49ERS: The Eagles will be up against the incomparable Y.A.C. Bros – the yards-after-catch producers such as McCaffrey, Samuel, Brandon Aiyuk, George Kittle, Jauan Jennings and anyone else Shanahan schemes up in open space. Samuel had six catches for 93 yards in last season’s visit to Philadelphia.

Defensive line

EAGLES: Hasson Riddick had 16 sacks during the regular season — second only to Nick Bosa — and he delivered 1.5 sacks Saturday. Josh Sweat, Brandon Graham and Javon Hargrove each had 11 sacks as the Eagles had a league-leading 70. Six-time Pro Bowler Fletcher Cox will be a big-time test for the 49ers’ interior linemen.

49ERS: As great as the 49ers’ 2019 defensive front was, this season’s version, led by Bosa, looks even more formidable.

Linebacker

EAGLES: T.J. Edwards had a team-high 159 tackles (10 for loss) and Kyzir White had 110 in the regular season.
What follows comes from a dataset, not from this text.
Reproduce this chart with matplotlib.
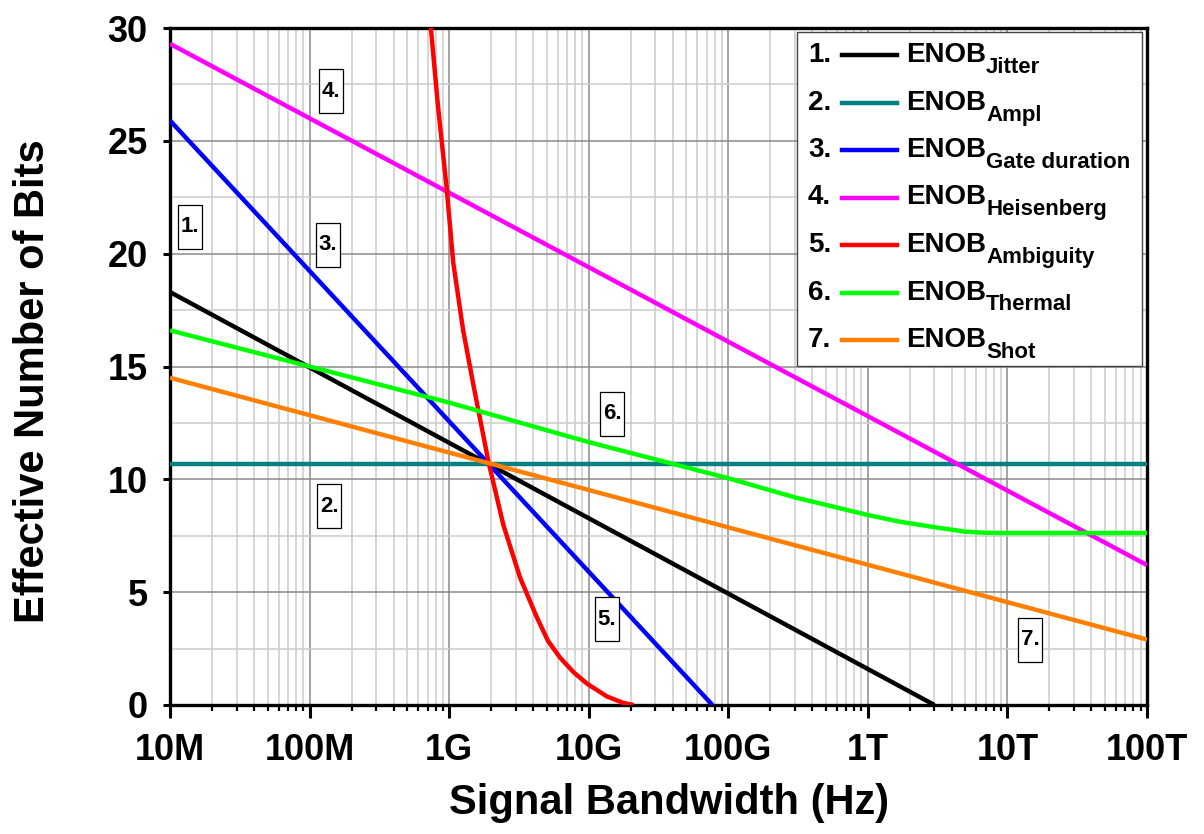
import matplotlib
matplotlib.use("Agg")
import matplotlib.pyplot as plt
import matplotlib.ticker as mticker
from matplotlib.patches import Rectangle
from matplotlib.text import Annotation
from matplotlib.transforms import ScaledTranslation

plt.rcParams["font.family"] = ["Liberation Sans", "DejaVu Sans"]
plt.rcParams["font.weight"] = "bold"

# ENOB limits vs. signal bandwidth
jitter_f = [1e7, 3.0e12]
jitter_enob = [18.3, 0.0]

ampl_f = [1e7, 1e14]
ampl_enob = [10.7, 10.7]

gate_f = [1e7, 7.7e10]
gate_enob = [25.9, 0.0]

heis_f = [1e7, 1e14]
heis_enob = [29.3, 6.2]

ambig_f = [7.0e8, 7.4e8, 8.3e8, 9.6e8, 1.07e9, 1.26e9, 1.49e9, 1.91e9, 2.44e9,
           3.22e9, 4.24e9, 5.1e9, 6.23e9, 7.8e9, 9.7e9, 1.35e10, 1.75e10, 2.1e10]
ambig_enob = [31.5, 30.0, 26.6, 22.9, 19.6, 16.6, 14.2, 10.8, 8.0,
              5.65, 3.9, 2.85, 2.1, 1.45, 0.95, 0.38, 0.1, 0.0]

thermal_f = [1e7, 1e8, 1e9, 1e10, 1e11, 3e11, 1e12, 1.7e12, 3e12, 5e12, 7e12, 1e13, 1e14]
thermal_enob = [16.6, 15.0, 13.4, 11.65, 10.05, 9.2, 8.42, 8.12, 7.88, 7.68, 7.63, 7.62, 7.62]

shot_f = [1e7, 1e14]
shot_enob = [14.5, 2.9]

series = [
    ("1.", "Jitter", "#000000", jitter_f, jitter_enob),
    ("2.", "Ampl", "#008080", ampl_f, ampl_enob),
    ("3.", "Gate duration", "#0000ff", gate_f, gate_enob),
    ("4.", "Heisenberg", "#ff00ff", heis_f, heis_enob),
    ("5.", "Ambiguity", "#ff0000", ambig_f, ambig_enob),
    ("6.", "Thermal", "#00ff00", thermal_f, thermal_enob),
    ("7.", "Shot", "#ff8000", shot_f, shot_enob),
]

# numbered tags placed next to the curves
tag_text = ["1.", "2.", "3.", "4.", "5.", "6.", "7."]
tag_f = [1.39e7, 1.38e8, 1.36e8, 1.43e8, 1.35e10, 1.47e10, 1.45e13]
tag_y = [21.2, 8.8, 20.4, 27.2, 3.8, 12.9, 2.9]

x_ticks = [1e7, 1e8, 1e9, 1e10, 1e11, 1e12, 1e13, 1e14]
x_tick_labels = ["10M", "100M", "1G", "10G", "100G", "1T", "10T", "100T"]
y_ticks = [0, 5, 10, 15, 20, 25, 30]

W, H = 1204, 834
fig = plt.figure(figsize=(W / 100, H / 100), dpi=100)
ax = fig.add_axes([170 / W, 1 - 705 / H, 977 / W, 677 / H])

for _, _, color, f, y in series:
    ax.plot(f, y, color=color, lw=3.2, solid_capstyle="butt", zorder=3)

ax.set_xscale("log")
ax.set_xlim(1e7, 1e14)
ax.set_ylim(0, 30)
ax.set_xticks(x_ticks)
ax.set_xticklabels(x_tick_labels)
ax.xaxis.set_minor_locator(mticker.LogLocator(base=10, subs=range(2, 10), numticks=100))
ax.xaxis.set_minor_formatter(mticker.NullFormatter())
ax.set_yticks(y_ticks)
ax.yaxis.set_minor_locator(mticker.MultipleLocator(2.5))

ax.grid(which="major", color="#8a8a8a", lw=1.1, zorder=0)
ax.grid(which="minor", color="#cccccc", lw=1.1, zorder=0)
ax.set_axisbelow(True)

for sp in ax.spines.values():
    sp.set_linewidth(2.4)
ax.tick_params(axis="x", which="major", length=9, width=2.2, direction="out",
               labelsize=26, pad=11)
ax.tick_params(axis="x", which="minor", length=4.5, width=1.6, direction="out")
ax.tick_params(axis="y", which="major", length=5, width=2.2, direction="out",
               labelsize=26, pad=11)
ax.tick_params(axis="y", which="minor", length=0)
for lab in ax.get_xticklabels() + ax.get_yticklabels():
    lab.set_fontweight("bold")

fig.text(669 / W, 1 - 803 / H, "Signal Bandwidth (Hz)", fontsize=30,
         fontweight="bold", ha="center", va="center")
fig.text(33 / W, 1 - 381 / H, "Effective Number of Bits", fontsize=30,
         fontweight="bold", ha="center", va="center", rotation=90)

# tag boxes: fixed pixel size around each data anchor
for t, fx, fy in zip(tag_text, tag_f, tag_y):
    tr = fig.dpi_scale_trans + ScaledTranslation(fx, fy, ax.transData)
    ax.add_patch(Rectangle((-0.12, -0.22), 0.24, 0.44, transform=tr,
                           facecolor="white", edgecolor="black", lw=0.9, zorder=5))
    ax.text(fx, fy, t, fontsize=16, fontweight="bold", ha="center",
            va="center", zorder=6)

# legend drawn by hand: number, line sample, ENOB with subscript
fig.patches.append(Rectangle((797 / W, 1 - 366 / H), 345 / W, 334 / H,
                             transform=fig.transFigure, facecolor="white",
                             edgecolor="#444444", lw=1.0, zorder=10))
for i, (num, sub, color, _, _) in enumerate(series):
    base = 62 + 47.5 * i
    mid = 55 + 47.5 * i
    fig.text(808 / W, 1 - base / H, num, fontsize=20, fontweight="bold",
             va="baseline", zorder=11)
    fig.lines.append(plt.Line2D([842 / W, 897 / W], [1 - mid / H, 1 - mid / H],
                                transform=fig.transFigure, color=color, lw=3.2,
                                zorder=11))
    main = fig.text(906 / W, 1 - base / H, "ENOB", fontsize=20,
                    fontweight="bold", va="baseline", zorder=11)
    fig.add_artist(Annotation(sub, xy=(1.0, 1 - (base + 11) / H),
                              xycoords=(main, "figure fraction"),
                              fontsize=16, fontweight="bold", va="baseline",
                              ha="left", annotation_clip=False, zorder=12))

fig.savefig("out.png", dpi=100)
49ERS: Fred Warner and Dre Greenlaw have played eight playoff games together, making for the 49ers’ best linebacker tandem since Patrick Willis and NaVorro Bowman led the 49ers to three straight NFC Championship Games.

Defensive backs

EAGLES: Cornerback Darius Slay is a five-time Pro Bowler, and that is ample reason to avoid targeting him. Problem is, James Bradberry is on the other side, and he made an interception Saturday night. The biggest pressure falls on safeties C.J. Gardner-Johnson, Marcus Epps and Reed Blakenship. Gardner-Johnson presented his gaudy necklace to Sirianni after Saturday’s win.

49ERS: In the wake of season-ending injuries to Emmanuel Moseley and Jason Verrett,  the 49ers carried on with Charvarius Ward, Deommodore Lenoir and Jimmie Ward at cornerback. Talanoa Hufanga has drawn Pro Bowl and All-Pro honors for the first time. Tashaun Gipson, acquired just before the season opener, has been invaluable.

Special teams

EAGLES: Jake Elliott is a reliable kicker (21-of-24 field-goal attempts this season), Brett Kern is their punter, Rick Lovato their long snapper, and, well, the 49ers might be most vulnerable to returners Britain Covey and Boston Scott.

49ERS: Kicker Robbie Gould might be the team’s most coveted free agent in the coming months, especially considering his reliability in the playoffs.